### Records provided
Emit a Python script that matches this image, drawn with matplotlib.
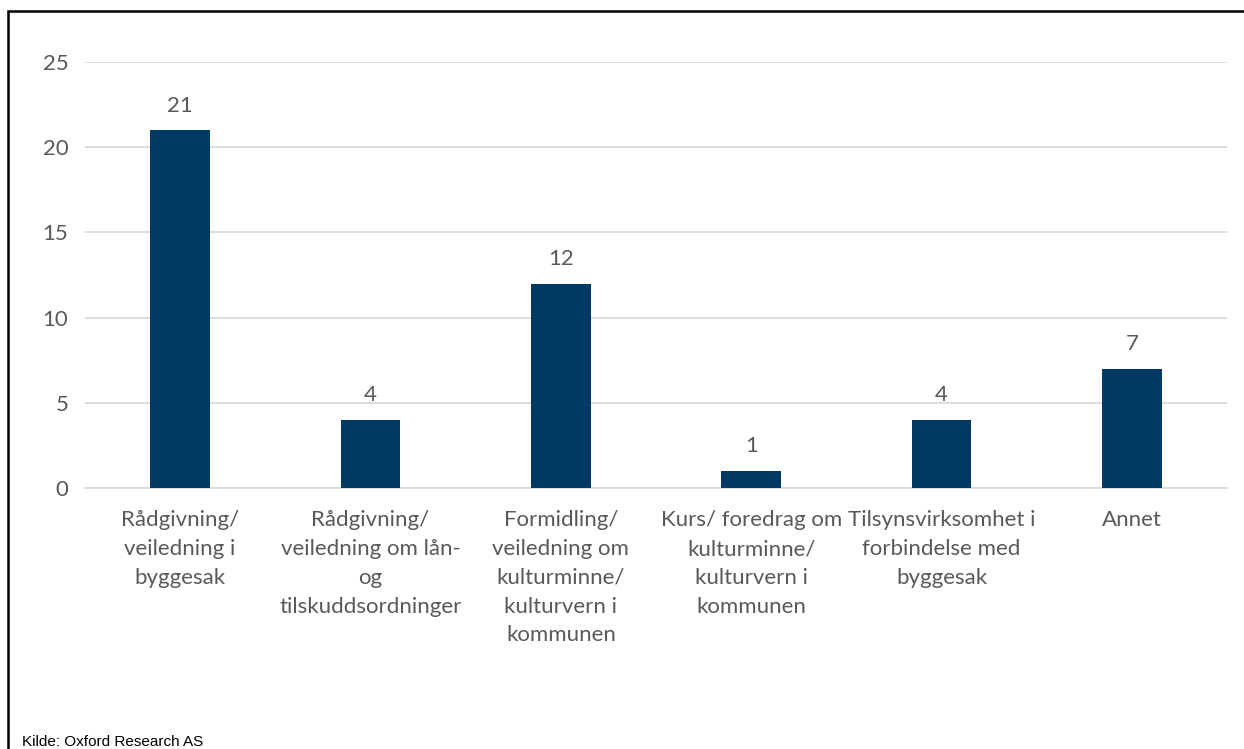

==

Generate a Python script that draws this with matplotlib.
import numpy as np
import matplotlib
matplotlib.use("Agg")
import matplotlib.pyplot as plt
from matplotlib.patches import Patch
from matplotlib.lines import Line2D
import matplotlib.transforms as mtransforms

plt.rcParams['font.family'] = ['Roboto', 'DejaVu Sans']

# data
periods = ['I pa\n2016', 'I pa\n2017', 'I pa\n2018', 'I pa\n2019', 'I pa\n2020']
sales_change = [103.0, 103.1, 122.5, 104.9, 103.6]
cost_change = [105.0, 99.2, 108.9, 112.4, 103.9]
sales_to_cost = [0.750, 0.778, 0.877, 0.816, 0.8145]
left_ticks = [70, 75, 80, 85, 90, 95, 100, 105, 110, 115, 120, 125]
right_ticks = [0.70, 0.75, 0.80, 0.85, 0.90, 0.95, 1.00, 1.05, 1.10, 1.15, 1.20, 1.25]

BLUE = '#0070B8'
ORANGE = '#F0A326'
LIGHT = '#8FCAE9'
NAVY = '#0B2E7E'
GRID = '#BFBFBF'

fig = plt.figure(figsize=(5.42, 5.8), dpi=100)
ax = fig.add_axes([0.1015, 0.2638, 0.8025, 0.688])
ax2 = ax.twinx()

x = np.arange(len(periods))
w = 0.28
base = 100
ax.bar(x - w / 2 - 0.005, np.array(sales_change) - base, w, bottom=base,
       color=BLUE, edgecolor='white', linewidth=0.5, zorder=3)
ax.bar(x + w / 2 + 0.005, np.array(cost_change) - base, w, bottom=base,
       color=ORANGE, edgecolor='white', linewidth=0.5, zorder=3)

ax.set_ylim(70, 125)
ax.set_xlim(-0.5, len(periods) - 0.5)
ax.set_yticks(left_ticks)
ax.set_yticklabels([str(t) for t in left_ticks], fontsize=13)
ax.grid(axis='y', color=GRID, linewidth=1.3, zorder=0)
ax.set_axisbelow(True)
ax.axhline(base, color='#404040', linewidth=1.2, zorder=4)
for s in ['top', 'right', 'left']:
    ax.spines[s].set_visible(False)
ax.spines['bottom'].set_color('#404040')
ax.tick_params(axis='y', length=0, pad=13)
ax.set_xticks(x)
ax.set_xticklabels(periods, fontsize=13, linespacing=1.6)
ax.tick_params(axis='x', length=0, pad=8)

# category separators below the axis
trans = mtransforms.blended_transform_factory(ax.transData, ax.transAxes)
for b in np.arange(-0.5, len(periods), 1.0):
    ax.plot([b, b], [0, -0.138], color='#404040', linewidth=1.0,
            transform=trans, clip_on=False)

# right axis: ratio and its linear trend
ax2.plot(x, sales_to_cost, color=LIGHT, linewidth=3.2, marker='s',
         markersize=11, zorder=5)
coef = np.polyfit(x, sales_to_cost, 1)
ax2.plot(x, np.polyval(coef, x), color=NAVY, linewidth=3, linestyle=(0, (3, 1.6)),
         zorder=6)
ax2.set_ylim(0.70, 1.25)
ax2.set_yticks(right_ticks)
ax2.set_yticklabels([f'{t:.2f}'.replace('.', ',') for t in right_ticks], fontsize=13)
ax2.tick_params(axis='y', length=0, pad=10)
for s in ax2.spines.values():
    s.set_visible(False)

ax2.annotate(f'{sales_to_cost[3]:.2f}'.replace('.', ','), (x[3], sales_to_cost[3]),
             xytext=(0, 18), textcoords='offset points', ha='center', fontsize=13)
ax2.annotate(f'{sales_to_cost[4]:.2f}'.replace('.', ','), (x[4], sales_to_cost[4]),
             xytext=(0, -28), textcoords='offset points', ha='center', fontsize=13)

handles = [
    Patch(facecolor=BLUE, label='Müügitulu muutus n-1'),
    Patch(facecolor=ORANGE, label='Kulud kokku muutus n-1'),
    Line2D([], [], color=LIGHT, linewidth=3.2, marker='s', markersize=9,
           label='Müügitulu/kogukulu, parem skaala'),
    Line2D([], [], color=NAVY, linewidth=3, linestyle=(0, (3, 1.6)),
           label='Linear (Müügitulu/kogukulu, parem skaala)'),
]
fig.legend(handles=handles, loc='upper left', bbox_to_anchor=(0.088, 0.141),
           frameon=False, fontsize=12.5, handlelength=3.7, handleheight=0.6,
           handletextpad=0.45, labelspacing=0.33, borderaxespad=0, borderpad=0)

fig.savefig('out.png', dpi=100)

--

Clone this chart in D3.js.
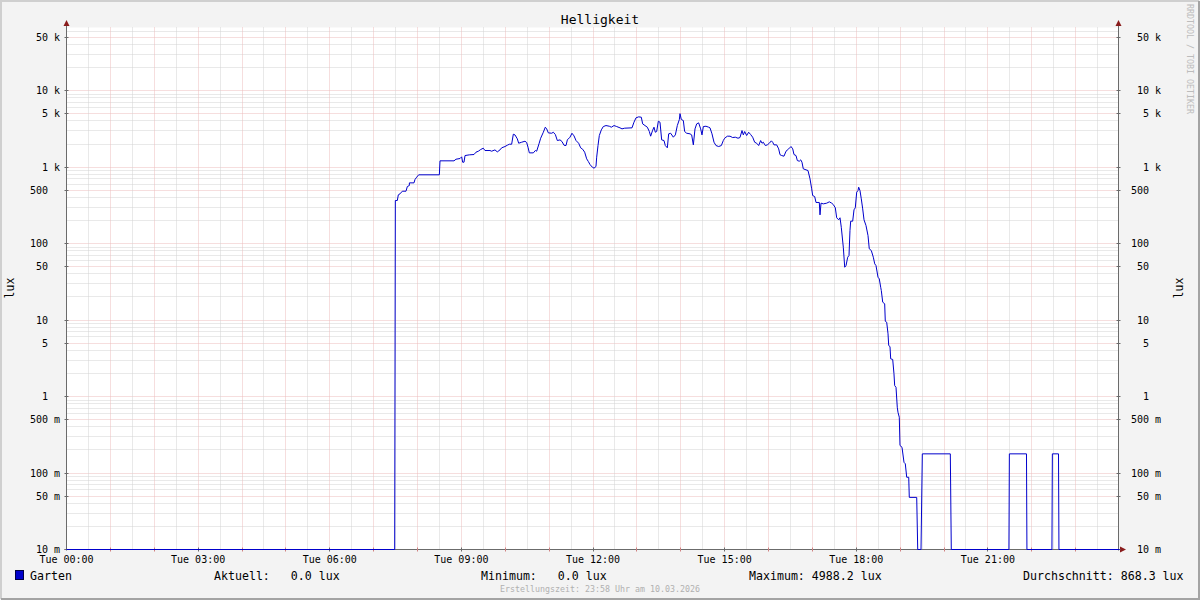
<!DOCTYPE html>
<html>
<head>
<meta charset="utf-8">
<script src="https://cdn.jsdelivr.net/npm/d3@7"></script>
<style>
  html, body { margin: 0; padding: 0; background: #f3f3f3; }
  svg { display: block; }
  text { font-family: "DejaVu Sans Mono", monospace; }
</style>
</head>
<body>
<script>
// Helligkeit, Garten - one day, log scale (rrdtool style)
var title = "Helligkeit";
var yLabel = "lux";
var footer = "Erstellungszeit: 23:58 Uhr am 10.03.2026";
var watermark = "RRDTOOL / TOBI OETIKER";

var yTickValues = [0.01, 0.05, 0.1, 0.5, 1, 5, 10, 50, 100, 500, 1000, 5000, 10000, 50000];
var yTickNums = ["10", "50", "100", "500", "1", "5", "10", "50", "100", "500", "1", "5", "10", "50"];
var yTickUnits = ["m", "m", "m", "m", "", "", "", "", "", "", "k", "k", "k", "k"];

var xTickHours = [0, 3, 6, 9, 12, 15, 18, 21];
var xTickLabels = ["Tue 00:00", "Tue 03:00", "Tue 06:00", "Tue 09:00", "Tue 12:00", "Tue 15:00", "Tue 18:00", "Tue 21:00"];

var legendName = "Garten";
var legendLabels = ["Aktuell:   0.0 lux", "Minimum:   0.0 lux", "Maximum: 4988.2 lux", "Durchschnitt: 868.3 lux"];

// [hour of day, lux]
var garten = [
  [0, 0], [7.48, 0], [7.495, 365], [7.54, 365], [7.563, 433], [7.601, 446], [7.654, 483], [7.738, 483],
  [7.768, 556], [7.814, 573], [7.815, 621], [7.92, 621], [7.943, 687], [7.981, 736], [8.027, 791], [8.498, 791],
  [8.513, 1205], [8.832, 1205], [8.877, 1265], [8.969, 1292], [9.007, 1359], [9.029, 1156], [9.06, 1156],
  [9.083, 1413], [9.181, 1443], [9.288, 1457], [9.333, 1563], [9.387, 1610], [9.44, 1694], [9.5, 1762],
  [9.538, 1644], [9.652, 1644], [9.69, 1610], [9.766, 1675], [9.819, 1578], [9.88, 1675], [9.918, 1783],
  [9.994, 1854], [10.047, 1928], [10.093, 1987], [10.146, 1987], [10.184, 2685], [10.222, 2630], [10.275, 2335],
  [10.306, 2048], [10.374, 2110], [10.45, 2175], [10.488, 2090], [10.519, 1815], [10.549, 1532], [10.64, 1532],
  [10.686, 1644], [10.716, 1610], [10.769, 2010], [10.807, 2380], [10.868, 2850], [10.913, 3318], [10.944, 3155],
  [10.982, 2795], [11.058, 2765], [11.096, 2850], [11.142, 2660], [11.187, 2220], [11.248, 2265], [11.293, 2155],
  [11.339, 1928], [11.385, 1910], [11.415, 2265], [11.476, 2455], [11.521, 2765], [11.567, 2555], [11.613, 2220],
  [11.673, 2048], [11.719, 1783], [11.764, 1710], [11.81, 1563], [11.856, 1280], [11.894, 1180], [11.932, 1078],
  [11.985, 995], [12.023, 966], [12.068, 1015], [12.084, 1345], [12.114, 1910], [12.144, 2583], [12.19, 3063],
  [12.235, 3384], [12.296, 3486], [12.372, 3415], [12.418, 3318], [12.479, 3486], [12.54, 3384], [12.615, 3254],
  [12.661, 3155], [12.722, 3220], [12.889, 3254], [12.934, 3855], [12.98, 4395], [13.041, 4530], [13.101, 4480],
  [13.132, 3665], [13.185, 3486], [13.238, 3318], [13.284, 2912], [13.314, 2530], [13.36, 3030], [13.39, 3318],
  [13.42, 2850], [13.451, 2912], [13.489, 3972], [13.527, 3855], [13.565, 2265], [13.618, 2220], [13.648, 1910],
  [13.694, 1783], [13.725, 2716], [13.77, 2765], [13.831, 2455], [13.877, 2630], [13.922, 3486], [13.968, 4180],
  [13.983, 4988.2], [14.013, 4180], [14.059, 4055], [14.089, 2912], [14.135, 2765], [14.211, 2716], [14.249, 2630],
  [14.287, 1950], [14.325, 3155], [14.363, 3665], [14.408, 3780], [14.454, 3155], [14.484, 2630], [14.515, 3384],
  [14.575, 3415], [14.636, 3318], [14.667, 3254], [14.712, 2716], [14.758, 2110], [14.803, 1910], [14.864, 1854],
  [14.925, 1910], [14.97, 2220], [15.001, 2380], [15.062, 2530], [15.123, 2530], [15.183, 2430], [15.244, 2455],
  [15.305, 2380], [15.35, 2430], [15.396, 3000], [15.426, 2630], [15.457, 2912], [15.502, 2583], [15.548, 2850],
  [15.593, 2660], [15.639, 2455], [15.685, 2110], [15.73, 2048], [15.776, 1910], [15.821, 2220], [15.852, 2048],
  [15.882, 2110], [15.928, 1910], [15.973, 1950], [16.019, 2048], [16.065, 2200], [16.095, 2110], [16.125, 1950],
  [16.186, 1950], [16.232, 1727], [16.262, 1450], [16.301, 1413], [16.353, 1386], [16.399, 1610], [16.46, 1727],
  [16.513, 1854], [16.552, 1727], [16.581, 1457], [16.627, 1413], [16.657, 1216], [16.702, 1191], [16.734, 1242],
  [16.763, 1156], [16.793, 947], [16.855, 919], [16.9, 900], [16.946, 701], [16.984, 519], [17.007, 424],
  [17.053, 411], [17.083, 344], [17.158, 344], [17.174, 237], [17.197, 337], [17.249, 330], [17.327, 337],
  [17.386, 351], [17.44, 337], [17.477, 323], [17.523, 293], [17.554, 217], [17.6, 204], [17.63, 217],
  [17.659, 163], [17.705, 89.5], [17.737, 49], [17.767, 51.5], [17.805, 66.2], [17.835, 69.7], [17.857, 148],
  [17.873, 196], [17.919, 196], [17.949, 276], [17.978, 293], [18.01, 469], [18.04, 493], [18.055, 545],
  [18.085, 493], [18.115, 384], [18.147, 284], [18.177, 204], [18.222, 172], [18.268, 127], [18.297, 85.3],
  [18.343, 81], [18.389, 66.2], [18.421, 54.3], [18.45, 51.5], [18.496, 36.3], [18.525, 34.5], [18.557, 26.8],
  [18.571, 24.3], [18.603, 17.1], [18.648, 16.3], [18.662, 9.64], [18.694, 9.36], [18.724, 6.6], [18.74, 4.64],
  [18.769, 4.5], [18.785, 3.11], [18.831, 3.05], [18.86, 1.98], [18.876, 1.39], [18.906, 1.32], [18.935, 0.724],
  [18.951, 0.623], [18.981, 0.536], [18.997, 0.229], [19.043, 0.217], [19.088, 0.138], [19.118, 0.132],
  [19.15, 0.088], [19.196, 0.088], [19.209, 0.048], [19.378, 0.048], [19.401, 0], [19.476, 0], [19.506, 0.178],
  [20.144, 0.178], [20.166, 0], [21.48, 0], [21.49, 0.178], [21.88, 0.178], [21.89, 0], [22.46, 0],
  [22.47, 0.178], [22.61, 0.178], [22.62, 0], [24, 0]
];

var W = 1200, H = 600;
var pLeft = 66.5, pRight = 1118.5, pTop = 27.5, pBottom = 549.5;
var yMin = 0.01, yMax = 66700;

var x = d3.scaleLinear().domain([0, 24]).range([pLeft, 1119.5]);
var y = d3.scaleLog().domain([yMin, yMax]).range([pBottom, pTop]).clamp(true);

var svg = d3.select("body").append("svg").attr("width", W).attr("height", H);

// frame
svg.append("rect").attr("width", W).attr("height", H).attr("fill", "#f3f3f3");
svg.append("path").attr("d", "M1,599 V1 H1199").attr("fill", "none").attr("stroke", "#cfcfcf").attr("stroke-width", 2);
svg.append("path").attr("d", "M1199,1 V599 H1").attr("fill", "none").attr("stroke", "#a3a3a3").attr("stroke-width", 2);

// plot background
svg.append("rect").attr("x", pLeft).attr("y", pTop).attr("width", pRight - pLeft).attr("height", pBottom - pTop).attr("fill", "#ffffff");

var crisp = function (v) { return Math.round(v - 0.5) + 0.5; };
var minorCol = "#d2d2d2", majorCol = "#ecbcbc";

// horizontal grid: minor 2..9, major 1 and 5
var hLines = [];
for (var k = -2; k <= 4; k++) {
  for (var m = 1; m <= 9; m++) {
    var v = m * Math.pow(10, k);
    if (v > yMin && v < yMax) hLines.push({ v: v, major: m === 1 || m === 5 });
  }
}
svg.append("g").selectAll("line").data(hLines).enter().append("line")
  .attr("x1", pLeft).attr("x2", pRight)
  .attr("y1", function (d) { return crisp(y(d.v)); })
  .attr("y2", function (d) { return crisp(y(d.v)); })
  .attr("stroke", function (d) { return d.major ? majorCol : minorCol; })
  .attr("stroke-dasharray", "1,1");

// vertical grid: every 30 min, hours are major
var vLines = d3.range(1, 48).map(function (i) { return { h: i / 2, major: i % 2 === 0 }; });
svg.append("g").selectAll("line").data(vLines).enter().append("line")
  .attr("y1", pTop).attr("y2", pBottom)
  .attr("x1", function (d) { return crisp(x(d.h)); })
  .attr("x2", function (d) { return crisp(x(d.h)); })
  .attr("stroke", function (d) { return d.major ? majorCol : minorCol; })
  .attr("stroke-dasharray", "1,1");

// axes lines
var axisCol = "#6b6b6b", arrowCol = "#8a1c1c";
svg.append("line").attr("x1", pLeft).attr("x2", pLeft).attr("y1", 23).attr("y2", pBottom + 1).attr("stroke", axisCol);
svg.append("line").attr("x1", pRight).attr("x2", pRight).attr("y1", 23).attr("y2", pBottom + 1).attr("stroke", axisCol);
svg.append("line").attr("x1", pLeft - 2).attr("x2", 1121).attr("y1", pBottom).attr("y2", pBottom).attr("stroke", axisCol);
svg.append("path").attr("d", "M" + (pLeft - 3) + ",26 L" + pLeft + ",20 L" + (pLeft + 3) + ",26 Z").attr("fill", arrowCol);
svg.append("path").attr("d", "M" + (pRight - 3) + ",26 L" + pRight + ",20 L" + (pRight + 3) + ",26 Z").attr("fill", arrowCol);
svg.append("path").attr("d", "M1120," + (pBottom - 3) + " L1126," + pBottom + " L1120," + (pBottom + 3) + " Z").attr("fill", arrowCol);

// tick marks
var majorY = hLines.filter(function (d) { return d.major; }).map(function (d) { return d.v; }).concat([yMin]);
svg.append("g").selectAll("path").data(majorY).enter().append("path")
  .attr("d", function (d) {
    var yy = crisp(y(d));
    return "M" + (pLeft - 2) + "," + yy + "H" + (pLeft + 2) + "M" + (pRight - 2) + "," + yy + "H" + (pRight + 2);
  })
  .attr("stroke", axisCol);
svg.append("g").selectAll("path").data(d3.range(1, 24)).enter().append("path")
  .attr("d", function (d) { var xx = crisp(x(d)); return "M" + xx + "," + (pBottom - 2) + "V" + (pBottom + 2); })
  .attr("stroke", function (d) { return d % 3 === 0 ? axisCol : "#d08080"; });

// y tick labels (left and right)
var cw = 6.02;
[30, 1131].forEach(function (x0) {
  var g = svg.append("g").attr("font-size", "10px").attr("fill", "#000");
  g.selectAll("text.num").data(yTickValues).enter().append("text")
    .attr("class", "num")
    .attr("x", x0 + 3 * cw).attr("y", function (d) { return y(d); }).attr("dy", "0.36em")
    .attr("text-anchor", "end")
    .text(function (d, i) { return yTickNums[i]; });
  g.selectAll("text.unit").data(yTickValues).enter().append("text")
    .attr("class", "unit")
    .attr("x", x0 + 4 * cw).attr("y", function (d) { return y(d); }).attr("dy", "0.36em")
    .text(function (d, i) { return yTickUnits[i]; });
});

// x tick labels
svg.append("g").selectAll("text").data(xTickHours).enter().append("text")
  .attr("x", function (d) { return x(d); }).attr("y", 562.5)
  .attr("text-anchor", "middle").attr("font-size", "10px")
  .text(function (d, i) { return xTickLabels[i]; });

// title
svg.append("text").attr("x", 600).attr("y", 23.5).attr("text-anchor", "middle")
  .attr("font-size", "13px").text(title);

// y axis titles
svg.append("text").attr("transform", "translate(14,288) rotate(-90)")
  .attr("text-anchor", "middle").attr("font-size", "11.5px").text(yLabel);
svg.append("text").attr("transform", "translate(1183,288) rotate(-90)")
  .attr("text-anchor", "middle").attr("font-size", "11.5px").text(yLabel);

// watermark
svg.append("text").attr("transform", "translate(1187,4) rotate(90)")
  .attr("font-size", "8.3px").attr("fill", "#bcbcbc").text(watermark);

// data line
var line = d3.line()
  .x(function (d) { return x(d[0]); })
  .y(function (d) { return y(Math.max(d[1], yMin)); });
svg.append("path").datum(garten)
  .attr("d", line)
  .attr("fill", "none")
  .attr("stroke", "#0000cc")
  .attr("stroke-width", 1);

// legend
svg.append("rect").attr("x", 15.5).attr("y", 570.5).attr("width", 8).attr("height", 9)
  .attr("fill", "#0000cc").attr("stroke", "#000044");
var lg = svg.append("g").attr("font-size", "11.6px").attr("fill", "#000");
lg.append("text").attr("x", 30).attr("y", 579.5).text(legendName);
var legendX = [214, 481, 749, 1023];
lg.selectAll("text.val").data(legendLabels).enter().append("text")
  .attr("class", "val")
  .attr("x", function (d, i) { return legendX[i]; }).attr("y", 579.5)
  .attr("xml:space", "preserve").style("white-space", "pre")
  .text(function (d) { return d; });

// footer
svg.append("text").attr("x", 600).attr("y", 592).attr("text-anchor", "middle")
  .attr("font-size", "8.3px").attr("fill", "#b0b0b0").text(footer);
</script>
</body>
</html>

### Challenge
Look back at the data above. Transcribe exactly the lines starting at the line that contains "Generate a Python" and ending at the line that contains "ax2 = ax.twinx()".

### Worked answer
Generate a Python script that draws this with matplotlib.
import numpy as np
import matplotlib
matplotlib.use("Agg")
import matplotlib.pyplot as plt
from matplotlib.patches import Patch
from matplotlib.lines import Line2D
import matplotlib.transforms as mtransforms

plt.rcParams['font.family'] = ['Roboto', 'DejaVu Sans']

# data
periods = ['I pa\n2016', 'I pa\n2017', 'I pa\n2018', 'I pa\n2019', 'I pa\n2020']
sales_change = [103.0, 103.1, 122.5, 104.9, 103.6]
cost_change = [105.0, 99.2, 108.9, 112.4, 103.9]
sales_to_cost = [0.750, 0.778, 0.877, 0.816, 0.8145]
left_ticks = [70, 75, 80, 85, 90, 95, 100, 105, 110, 115, 120, 125]
right_ticks = [0.70, 0.75, 0.80, 0.85, 0.90, 0.95, 1.00, 1.05, 1.10, 1.15, 1.20, 1.25]

BLUE = '#0070B8'
ORANGE = '#F0A326'
LIGHT = '#8FCAE9'
NAVY = '#0B2E7E'
GRID = '#BFBFBF'

fig = plt.figure(figsize=(5.42, 5.8), dpi=100)
ax = fig.add_axes([0.1015, 0.2638, 0.8025, 0.688])
ax2 = ax.twinx()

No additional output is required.